House finch, or soon to be killer diller bird killer...? So there I was, sitting at my kitchen table watching the marvelous assortment of birds on my feeder (including three beautiful orange, white and black spotted towhees) when all of a sudden all "you know what" broke loose!
A small, innocuous-looking - albeit belligerent - male house finch decided the feeder was his and went into a tizzy, attacking bigger and littler birds. Everyone scattered to get out of the way as the combatant finch exercised his territorial imperative.
(A moment while I digress (again). Stay away from bird feed with Milo in it. It is nothing but a "filler" that costs you more and ends up on the ground under your feeder, which may or may not be good for your soil.)

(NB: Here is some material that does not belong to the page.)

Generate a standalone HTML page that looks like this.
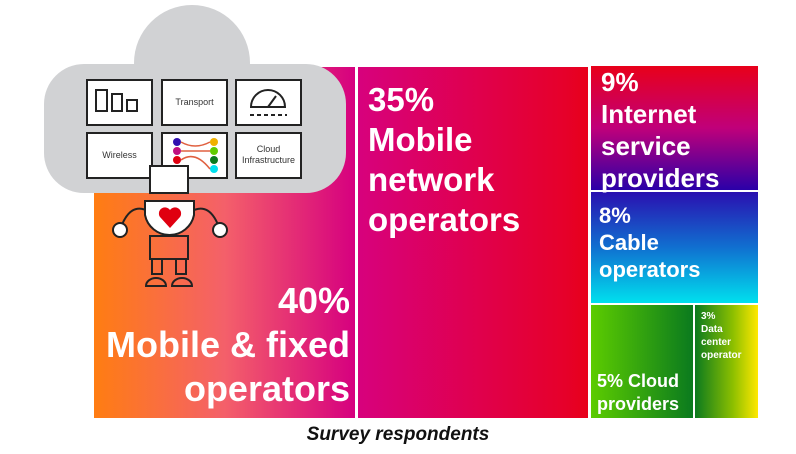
<!DOCTYPE html>
<html><head><style>
body{margin:0;width:796px;height:454px;background:#fff;position:relative;overflow:hidden;font-family:"Liberation Sans",sans-serif;}
.b{position:absolute;color:#fff;font-weight:bold;white-space:nowrap;}
.t{position:absolute;font-size:9px;color:#333;text-align:center;}
</style></head><body>
<div class="b" style="left:94px;top:67px;width:261px;height:351px;background:linear-gradient(90deg,#ff7d12,#f4606a 50%,#d6007f)"></div>
<div class="b" style="left:358px;top:67px;width:230px;height:351px;background:linear-gradient(90deg,#d7017d,#e6002a 90%,#e8001a)"></div>
<div class="b" style="left:591px;top:66px;width:167px;height:124px;background:linear-gradient(180deg,#e8001a,#c0007a 50%,#2a00a8)"></div>
<div class="b" style="left:591px;top:192px;width:167px;height:111px;background:linear-gradient(180deg,#2a10b0,#1070d0 50%,#00e0ee)"></div>
<div class="b" style="left:591px;top:305px;width:102px;height:113px;background:linear-gradient(90deg,#5ccc00,#0a7a1e)"></div>
<div class="b" style="left:695px;top:305px;width:63px;height:113px;background:linear-gradient(90deg,#0b7a1e,#8cbf00 60%,#ffe800)"></div>

<div class="b" style="left:50px;top:279px;width:300px;text-align:right;font-size:36px;line-height:44px">40%<br>Mobile &amp; fixed<br>operators</div>
<div class="b" style="left:368px;top:80px;font-size:33px;line-height:40px">35%<br>Mobile<br>network<br>operators</div>
<div class="b" style="left:601px;top:66px;font-size:26px;line-height:32px">9%<br>Internet<br>service<br>providers</div>
<div class="b" style="left:599px;top:202px;font-size:22px;line-height:27px">8%<br>Cable<br>operators</div>
<div class="b" style="left:597px;top:370px;font-size:18px;line-height:23px">5% Cloud<br>providers</div>
<div class="b" style="left:701px;top:310px;font-size:10px;line-height:13px">3%<br>Data<br>center<br>operator</div>
<div style="position:absolute;left:0;width:796px;top:424px;text-align:center;font-size:19px;font-weight:bold;font-style:italic;color:#111">Survey respondents</div>

<svg style="position:absolute;left:0;top:0" width="796" height="454">
<g fill="#d1d2d4">
<circle cx="192" cy="63" r="58"/>
<rect x="44" y="64" width="302" height="129" rx="40"/>
</g>
<g fill="#fff" stroke="#222" stroke-width="2">
<rect x="87" y="80" width="65" height="45"/><rect x="162" y="80" width="65" height="45"/><rect x="236" y="80" width="65" height="45"/>
<rect x="87" y="133" width="65" height="45"/><rect x="162" y="133" width="65" height="45"/><rect x="236" y="133" width="65" height="45"/>
</g>
<g fill="none" stroke="#222" stroke-width="2">
<rect x="96" y="90" width="11" height="21"/><rect x="112" y="94" width="10" height="17"/><rect x="127" y="100" width="10" height="11"/>
<path d="M251 107 A17 17 0 0 1 285 107 Z"/><path d="M250 115 H287" stroke-dasharray="4 3"/><path d="M268 107 L276 96"/>
</g>
<g>
<circle cx="177" cy="142" r="4" fill="#3010b0"/><circle cx="177" cy="151" r="4" fill="#c01080"/><circle cx="177" cy="160" r="4" fill="#e00010"/>
<circle cx="214" cy="142" r="4" fill="#f0b000"/><circle cx="214" cy="151" r="4" fill="#60cc00"/><circle cx="214" cy="160" r="4" fill="#0a7a1e"/><circle cx="214" cy="169" r="4" fill="#00e0ee"/>
<path d="M181 142 Q195 150 210 142 M181 160 Q195 150 210 169 M181 151 H210" stroke="#e06040" fill="none" stroke-width="1.5"/>
</g>
<g stroke="#222" stroke-width="2" fill="#fff">
<path d="M150 212 Q130 200 120 230" fill="none"/><path d="M190 212 Q210 200 220 230" fill="none"/>
<circle cx="120" cy="230" r="7"/><circle cx="220" cy="230" r="7"/>
<rect x="150" y="166" width="38" height="27"/>
<path d="M145 201 H194 V215 A25 25 0 0 1 145 215 Z"/>
<rect x="150" y="236" width="38" height="23" fill="none"/>
<rect x="152" y="259" width="10" height="15" fill="none"/><rect x="176" y="259" width="10" height="15" fill="none"/>
<path d="M146 286 A10 8 0 0 1 166 286 Z M172 286 A10 8 0 0 1 192 286 Z" fill="none"/>
</g>
<path d="M170 228 L160 217 A6 6 0 0 1 170 210 A6 6 0 0 1 180 217 Z" fill="#e00010"/>
</svg>
<div class="t" style="left:162px;top:97px;width:65px">Transport</div>
<div class="t" style="left:87px;top:150px;width:65px">Wireless</div>
<div class="t" style="left:236px;top:144px;width:65px;line-height:11px">Cloud<br>Infrastructure</div>
</body></html>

It was at that moment that a stanza from Robert Service's epic poem, "The World's All Right," struck me:
The World's all right; serene I sit,
And cease to puzzle over it.
There's much that's mighty strange, no doubt;
But Nature knows what she's about;
And a million years or so
We'll know more than to-day we know.
Old Evolution's under way -
What ho! The World's all right, I say.
Was I having the privilege of witnessing the beginning of one of Nature's greatest miracles: the evolutionary process that would change house finches into meat eaters? After all, shrikes are glorified songbirds that got into raptor mode.
Hey, why not? Finches on the Galapagos Islands adapted to almost every niche, and in doing so earned themselves the title of "Darwin's Finches."
Oh sure, it takes lots of time for changes in Nature to happen, and seeing I'm about to hit 80, I'm sure I won't be here if my finches begin to take on the habits of shrikes.
There are about 60 species of finches in the U.S., ranging all the way from buntings to towhees, with goldfinches, grosbeaks and crossbills in between, and they have a wide variety of shapes to their bills and eat all kinds of plants, seeds and invertebrates.
Shrikes, like finches, are songbirds, but only (for now) regularly kill and eat other birds, plus a wide assortment of insects, rodents and other warm-blooded animals.
A shrike in pursuit of a bird is as fierce as a goshawk, and the list of invertebrate prey taken by the northern shrike, Lanius excubitor, (whose scientific name translates to "watchful butcher") is really impressive: grasshoppers, beetles, crickets, caterpillars, cutworms, ants, wasps, bumblebees and spiders.
Then there are the other hapless victims shrikes take: meadow mice (also known as voles), lemmings (up in the north), red-backed mice (in the forest) and white-footed mice, and a variety of lizards and other reptiles, including garter and gopher snakes, with a few frogs, toads and salamanders thrown in.
The list of birds is even more impressive: chickadees, snow-buntings, longspurs, crossbills, redpolls, pine grosbeaks (which are larger than shrikes), horned larks, woodpeckers, goldfinches, kinglets, sparrows (of all kinds), thrushes, warblers, siskins, starlings (now, that's quite a feat!), cardinals, robins, jays (another tour de force!), sandpipers and mourning doves.
I once saw a northern shrike kill and eat a garter snake on the Summer Lake Wildlife Management Area while I was on a Christmas Bird Count. The snake was basking in the warm waters of a small stream that ran from a hot spring, and said shrike nailed it. (So much for that snake perpetuating its dumb genes and for being out in winter ... )
I also had the privilege of watching the shrike do which its other common name, "butcher bird," implies and hang a mouse on the naked branches of a willow. So why not house finches?
Perhaps this is something your great, great, great, great grandchildren can look forward to.